[Stored items]
--- --- ---

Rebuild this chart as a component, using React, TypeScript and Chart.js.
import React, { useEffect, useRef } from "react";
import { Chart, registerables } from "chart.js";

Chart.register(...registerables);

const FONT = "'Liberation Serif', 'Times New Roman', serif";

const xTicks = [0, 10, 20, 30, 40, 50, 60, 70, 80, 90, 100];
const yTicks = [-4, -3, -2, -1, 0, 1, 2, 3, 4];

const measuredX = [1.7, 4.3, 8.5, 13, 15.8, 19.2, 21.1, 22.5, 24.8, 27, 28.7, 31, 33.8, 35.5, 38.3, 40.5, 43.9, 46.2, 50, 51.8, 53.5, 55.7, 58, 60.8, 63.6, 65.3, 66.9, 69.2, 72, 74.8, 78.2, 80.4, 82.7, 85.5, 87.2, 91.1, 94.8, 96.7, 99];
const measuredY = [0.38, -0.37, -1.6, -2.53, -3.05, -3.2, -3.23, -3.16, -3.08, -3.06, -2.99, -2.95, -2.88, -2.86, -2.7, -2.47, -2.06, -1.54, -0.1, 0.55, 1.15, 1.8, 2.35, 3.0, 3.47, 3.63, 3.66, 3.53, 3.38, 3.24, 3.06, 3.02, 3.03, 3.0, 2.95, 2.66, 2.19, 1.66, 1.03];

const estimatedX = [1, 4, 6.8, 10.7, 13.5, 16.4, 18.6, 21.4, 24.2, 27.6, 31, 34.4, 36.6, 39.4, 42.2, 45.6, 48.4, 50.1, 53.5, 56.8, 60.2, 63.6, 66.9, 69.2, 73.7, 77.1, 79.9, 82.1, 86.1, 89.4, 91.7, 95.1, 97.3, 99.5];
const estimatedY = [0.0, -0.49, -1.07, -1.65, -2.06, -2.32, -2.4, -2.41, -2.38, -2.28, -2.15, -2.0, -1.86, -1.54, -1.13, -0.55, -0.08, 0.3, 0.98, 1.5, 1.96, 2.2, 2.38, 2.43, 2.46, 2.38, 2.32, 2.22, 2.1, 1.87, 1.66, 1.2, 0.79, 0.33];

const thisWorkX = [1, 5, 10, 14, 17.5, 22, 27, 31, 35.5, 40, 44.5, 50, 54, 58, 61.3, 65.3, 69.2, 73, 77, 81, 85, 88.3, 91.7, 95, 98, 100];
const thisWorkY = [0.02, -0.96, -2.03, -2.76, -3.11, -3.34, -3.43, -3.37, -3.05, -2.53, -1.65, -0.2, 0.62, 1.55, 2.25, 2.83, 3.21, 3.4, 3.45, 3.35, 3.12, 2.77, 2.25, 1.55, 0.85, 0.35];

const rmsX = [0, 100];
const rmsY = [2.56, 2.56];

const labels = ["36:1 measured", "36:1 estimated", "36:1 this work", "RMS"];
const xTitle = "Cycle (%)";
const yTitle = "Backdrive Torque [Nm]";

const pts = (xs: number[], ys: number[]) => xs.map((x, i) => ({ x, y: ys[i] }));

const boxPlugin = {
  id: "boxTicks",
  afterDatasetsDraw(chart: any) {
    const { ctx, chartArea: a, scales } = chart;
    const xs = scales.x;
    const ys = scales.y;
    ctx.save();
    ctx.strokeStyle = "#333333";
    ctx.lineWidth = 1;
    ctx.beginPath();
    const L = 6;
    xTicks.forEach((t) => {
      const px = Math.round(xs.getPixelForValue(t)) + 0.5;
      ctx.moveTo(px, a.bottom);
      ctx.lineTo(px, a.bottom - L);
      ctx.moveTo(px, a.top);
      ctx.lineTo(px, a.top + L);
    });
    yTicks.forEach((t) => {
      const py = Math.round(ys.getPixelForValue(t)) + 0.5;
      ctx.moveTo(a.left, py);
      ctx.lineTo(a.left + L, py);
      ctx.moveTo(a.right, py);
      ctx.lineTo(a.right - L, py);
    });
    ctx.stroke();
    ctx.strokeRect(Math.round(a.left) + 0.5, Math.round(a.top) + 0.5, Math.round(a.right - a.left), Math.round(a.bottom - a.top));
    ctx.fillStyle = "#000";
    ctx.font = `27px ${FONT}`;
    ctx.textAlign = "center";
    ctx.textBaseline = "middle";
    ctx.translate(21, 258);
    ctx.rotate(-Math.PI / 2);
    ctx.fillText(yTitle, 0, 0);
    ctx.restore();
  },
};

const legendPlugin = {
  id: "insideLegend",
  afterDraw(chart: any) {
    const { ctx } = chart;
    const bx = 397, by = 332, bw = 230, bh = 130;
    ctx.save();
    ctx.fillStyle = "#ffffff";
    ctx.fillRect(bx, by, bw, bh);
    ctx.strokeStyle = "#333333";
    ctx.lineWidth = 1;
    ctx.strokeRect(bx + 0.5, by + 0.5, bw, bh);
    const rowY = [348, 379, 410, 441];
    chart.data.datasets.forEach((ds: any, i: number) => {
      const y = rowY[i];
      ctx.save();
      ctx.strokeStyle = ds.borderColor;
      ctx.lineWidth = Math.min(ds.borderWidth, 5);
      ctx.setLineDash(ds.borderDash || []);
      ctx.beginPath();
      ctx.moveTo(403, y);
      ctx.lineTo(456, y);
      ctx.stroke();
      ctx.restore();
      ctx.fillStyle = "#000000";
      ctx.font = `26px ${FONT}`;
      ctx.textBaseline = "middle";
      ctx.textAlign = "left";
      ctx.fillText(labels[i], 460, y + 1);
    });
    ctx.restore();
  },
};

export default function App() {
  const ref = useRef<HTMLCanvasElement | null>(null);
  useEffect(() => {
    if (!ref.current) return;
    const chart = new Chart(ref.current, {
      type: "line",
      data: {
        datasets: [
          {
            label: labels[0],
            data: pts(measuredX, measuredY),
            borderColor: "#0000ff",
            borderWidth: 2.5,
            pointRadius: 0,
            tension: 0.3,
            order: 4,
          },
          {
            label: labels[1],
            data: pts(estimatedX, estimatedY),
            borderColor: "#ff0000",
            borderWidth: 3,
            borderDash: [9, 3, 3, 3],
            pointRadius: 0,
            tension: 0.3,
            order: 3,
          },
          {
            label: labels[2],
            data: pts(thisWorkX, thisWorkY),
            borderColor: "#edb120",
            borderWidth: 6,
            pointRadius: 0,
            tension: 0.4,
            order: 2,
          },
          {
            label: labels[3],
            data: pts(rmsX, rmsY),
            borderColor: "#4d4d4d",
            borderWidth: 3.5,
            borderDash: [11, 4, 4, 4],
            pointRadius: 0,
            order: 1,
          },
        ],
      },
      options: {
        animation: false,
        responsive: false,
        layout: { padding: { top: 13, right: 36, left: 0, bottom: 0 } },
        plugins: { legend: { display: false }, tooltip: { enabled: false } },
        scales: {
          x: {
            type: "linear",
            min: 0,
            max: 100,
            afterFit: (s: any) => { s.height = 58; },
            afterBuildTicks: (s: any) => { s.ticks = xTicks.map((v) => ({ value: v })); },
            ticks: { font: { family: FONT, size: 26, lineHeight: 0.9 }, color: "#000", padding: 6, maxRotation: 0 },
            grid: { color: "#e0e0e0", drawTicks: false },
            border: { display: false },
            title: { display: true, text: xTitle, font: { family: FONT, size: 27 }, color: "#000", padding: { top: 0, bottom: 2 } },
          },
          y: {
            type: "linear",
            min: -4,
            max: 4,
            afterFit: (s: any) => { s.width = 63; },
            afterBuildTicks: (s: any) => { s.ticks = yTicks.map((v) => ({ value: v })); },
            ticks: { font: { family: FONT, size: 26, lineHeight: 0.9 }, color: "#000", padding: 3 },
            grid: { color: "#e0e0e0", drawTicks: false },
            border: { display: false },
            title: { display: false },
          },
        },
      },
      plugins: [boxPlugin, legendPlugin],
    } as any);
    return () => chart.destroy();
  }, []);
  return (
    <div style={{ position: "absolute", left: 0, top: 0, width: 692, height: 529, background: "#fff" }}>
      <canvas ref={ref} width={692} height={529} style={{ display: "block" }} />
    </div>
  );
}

--- --- ---

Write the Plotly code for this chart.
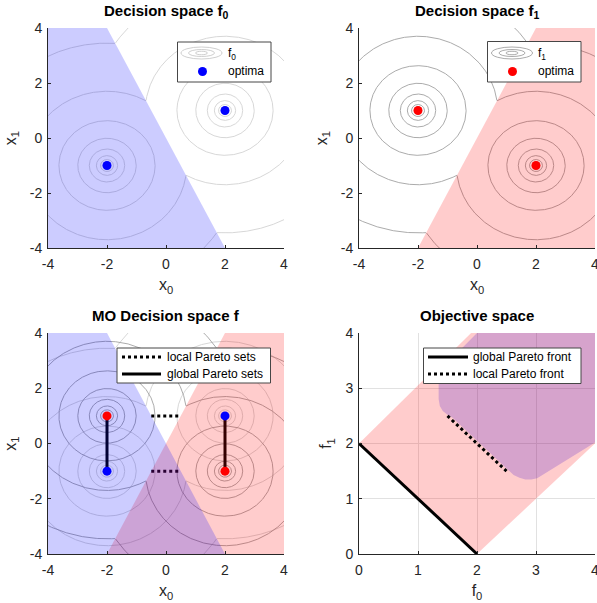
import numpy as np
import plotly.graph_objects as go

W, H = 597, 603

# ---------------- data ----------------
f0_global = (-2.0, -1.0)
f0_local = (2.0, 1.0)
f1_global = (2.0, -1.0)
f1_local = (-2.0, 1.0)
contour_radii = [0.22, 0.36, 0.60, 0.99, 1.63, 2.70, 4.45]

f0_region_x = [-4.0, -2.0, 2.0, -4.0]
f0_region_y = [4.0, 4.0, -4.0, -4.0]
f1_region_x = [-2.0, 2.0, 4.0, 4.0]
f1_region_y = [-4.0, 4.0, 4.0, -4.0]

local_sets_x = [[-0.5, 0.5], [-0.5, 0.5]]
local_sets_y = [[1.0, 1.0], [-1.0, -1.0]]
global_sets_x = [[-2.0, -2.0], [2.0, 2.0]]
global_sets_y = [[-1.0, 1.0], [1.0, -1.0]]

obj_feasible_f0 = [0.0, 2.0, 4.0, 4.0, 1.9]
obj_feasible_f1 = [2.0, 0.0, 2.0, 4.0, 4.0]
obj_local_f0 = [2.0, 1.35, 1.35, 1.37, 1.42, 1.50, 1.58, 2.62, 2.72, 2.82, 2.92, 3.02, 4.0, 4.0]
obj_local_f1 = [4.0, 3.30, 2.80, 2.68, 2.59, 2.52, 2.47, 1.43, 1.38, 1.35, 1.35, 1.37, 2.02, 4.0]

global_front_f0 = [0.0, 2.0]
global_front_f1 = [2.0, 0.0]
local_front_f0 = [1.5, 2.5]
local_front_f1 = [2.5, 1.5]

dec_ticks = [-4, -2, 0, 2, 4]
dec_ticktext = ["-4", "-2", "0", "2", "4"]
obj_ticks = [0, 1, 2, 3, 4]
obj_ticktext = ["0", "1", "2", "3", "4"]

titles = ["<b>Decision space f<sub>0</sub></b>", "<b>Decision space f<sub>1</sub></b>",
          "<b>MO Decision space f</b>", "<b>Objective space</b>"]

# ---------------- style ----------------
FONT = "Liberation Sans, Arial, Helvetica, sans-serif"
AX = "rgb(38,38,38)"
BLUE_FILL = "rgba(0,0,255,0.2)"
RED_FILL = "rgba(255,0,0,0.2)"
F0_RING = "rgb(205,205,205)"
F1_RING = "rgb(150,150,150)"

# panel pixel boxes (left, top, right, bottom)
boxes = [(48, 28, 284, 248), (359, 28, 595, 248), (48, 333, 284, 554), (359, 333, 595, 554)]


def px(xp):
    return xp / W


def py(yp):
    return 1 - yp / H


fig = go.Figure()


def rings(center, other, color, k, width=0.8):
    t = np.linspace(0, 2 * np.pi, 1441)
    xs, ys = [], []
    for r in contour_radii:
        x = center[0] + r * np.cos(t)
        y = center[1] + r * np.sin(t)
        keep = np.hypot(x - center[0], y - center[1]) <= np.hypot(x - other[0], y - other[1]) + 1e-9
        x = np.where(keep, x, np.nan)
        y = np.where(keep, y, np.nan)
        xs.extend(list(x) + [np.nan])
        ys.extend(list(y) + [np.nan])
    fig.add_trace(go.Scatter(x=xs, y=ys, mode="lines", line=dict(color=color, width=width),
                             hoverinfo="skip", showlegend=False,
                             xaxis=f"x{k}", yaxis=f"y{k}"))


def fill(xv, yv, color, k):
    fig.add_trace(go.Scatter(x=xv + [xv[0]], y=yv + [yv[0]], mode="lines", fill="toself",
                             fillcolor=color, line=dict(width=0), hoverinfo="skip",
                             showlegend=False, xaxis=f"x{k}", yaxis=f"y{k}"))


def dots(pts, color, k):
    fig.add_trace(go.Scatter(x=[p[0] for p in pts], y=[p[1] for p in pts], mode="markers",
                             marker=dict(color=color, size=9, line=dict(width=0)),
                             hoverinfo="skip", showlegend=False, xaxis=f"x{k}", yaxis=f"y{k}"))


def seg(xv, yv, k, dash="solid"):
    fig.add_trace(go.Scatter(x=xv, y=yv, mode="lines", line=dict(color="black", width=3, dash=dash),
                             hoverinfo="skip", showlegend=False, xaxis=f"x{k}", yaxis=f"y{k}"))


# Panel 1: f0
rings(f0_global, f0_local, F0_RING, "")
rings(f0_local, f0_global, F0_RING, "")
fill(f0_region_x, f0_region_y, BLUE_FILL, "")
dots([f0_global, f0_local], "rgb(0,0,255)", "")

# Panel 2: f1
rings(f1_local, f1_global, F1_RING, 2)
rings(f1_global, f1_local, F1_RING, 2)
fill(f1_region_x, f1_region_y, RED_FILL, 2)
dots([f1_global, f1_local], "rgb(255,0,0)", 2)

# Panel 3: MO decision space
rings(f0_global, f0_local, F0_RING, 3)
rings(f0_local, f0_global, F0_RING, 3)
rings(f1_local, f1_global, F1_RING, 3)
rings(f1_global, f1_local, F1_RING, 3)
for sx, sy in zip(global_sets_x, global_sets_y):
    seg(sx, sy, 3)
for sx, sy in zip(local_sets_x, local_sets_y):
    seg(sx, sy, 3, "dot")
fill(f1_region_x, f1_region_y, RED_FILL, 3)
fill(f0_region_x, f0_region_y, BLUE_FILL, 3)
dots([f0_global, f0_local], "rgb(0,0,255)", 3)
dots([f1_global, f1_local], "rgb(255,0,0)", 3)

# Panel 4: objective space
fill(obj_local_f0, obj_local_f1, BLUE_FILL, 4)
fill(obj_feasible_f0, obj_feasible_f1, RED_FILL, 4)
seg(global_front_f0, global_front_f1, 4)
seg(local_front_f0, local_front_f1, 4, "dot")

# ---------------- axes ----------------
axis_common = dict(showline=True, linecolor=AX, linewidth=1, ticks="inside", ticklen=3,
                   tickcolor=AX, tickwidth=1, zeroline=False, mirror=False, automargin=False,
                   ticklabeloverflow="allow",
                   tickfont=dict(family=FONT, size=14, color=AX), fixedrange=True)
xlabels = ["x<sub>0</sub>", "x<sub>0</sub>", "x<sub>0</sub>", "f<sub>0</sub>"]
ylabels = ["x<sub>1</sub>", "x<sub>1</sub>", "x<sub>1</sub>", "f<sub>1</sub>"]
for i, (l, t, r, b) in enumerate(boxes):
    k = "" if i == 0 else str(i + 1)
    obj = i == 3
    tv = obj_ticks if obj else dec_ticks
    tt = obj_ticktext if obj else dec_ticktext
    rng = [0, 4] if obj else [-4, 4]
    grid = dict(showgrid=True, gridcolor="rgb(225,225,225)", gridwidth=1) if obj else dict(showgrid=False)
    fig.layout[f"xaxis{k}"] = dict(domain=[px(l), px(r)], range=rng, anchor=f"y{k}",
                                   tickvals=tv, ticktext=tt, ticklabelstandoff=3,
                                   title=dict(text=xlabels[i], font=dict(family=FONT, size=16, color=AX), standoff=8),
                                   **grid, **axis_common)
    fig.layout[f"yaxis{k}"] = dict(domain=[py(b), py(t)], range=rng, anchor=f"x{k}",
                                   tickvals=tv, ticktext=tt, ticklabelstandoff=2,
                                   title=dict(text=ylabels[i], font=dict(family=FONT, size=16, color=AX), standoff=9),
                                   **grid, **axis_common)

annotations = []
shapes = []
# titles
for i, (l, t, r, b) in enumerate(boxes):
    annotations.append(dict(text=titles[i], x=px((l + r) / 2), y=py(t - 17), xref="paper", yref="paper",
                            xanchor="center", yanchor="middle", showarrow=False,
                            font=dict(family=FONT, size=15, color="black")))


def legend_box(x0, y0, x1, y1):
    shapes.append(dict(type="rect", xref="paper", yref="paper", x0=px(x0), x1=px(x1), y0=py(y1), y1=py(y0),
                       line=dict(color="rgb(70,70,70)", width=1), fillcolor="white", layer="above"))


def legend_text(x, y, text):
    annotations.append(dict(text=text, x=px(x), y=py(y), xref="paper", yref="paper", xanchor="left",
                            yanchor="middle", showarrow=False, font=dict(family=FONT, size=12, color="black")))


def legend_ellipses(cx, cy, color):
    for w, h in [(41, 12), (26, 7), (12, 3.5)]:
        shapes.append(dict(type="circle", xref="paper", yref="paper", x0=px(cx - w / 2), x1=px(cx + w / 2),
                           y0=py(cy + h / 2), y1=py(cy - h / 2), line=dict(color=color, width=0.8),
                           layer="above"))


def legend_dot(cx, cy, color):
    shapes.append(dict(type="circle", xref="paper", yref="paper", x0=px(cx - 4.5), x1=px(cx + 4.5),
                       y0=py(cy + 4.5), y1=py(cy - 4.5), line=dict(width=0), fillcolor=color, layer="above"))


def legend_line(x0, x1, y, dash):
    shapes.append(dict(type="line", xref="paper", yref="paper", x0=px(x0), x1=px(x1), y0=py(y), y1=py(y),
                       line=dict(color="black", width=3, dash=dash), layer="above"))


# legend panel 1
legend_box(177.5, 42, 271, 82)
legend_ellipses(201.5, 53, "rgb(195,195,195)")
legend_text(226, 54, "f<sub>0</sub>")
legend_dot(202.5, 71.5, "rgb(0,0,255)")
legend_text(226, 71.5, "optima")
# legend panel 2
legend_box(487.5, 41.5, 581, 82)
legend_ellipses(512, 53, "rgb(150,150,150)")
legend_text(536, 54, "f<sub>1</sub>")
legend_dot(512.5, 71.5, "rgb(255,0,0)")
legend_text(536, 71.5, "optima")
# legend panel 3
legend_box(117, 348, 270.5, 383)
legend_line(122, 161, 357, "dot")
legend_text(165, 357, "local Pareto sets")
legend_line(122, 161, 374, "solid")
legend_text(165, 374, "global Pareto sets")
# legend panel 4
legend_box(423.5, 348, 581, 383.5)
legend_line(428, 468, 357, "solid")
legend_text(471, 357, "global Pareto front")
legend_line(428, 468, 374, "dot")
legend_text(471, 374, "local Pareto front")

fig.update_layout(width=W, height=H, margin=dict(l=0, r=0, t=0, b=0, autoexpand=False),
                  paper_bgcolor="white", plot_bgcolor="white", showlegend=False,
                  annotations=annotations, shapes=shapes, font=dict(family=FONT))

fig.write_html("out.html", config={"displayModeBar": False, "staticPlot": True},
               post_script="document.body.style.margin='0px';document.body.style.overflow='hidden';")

--- --- ---

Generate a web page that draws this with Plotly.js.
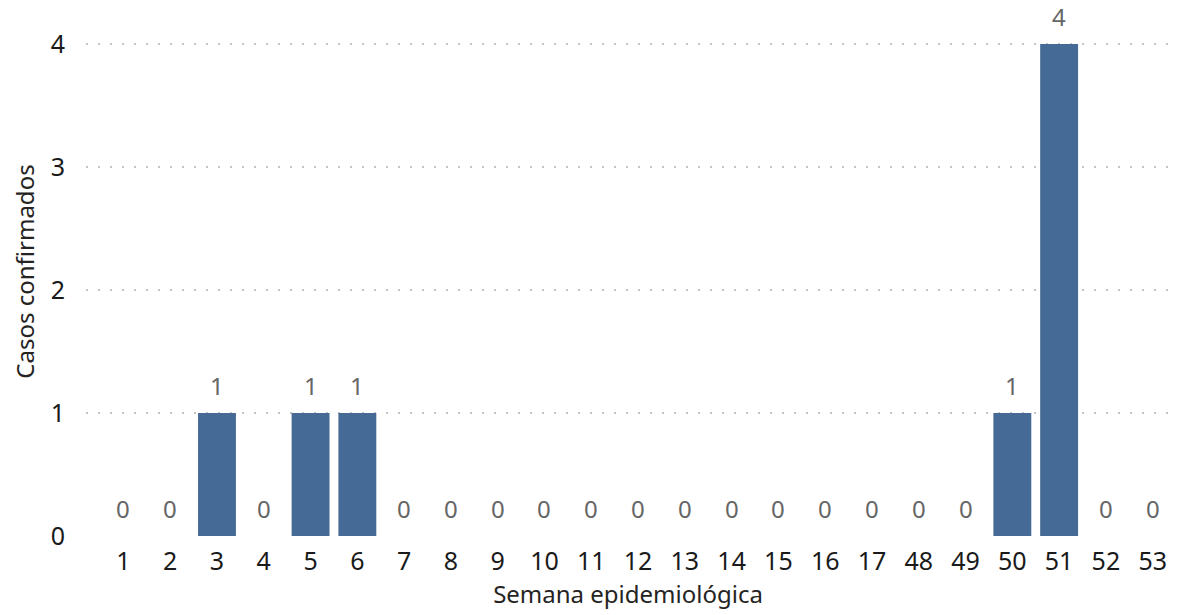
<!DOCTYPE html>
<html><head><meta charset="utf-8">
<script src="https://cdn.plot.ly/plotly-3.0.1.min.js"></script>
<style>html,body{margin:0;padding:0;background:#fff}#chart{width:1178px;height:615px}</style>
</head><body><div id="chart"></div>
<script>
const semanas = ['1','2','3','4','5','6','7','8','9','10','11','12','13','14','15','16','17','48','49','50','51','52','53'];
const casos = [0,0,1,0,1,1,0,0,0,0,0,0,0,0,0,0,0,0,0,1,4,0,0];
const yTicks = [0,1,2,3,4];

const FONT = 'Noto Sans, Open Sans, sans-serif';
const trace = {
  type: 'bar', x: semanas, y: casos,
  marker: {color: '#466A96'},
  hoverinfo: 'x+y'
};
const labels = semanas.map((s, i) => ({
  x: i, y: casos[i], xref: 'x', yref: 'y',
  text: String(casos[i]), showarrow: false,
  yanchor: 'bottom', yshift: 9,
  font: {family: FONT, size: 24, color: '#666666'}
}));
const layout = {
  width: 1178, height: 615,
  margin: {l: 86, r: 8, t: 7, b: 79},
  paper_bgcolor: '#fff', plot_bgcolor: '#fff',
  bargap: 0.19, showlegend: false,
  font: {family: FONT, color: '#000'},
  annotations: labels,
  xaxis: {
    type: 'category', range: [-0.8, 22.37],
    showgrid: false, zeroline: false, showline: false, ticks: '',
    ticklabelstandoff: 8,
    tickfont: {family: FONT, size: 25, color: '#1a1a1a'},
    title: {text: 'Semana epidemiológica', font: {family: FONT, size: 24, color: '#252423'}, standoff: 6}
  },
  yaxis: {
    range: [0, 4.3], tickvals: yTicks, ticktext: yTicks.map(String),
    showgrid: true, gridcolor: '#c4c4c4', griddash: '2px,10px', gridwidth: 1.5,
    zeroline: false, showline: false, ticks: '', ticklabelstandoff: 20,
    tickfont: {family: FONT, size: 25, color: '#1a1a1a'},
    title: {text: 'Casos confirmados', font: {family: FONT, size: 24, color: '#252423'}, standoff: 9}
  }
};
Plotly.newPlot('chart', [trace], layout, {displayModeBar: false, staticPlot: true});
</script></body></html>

--- --- ---

-- Your objective --
Copy out every line that includes the word "React".

-- Worked solution --
Rebuild this chart as a component, using React, TypeScript and Chart.js.
import React, { useEffect, useRef } from "react";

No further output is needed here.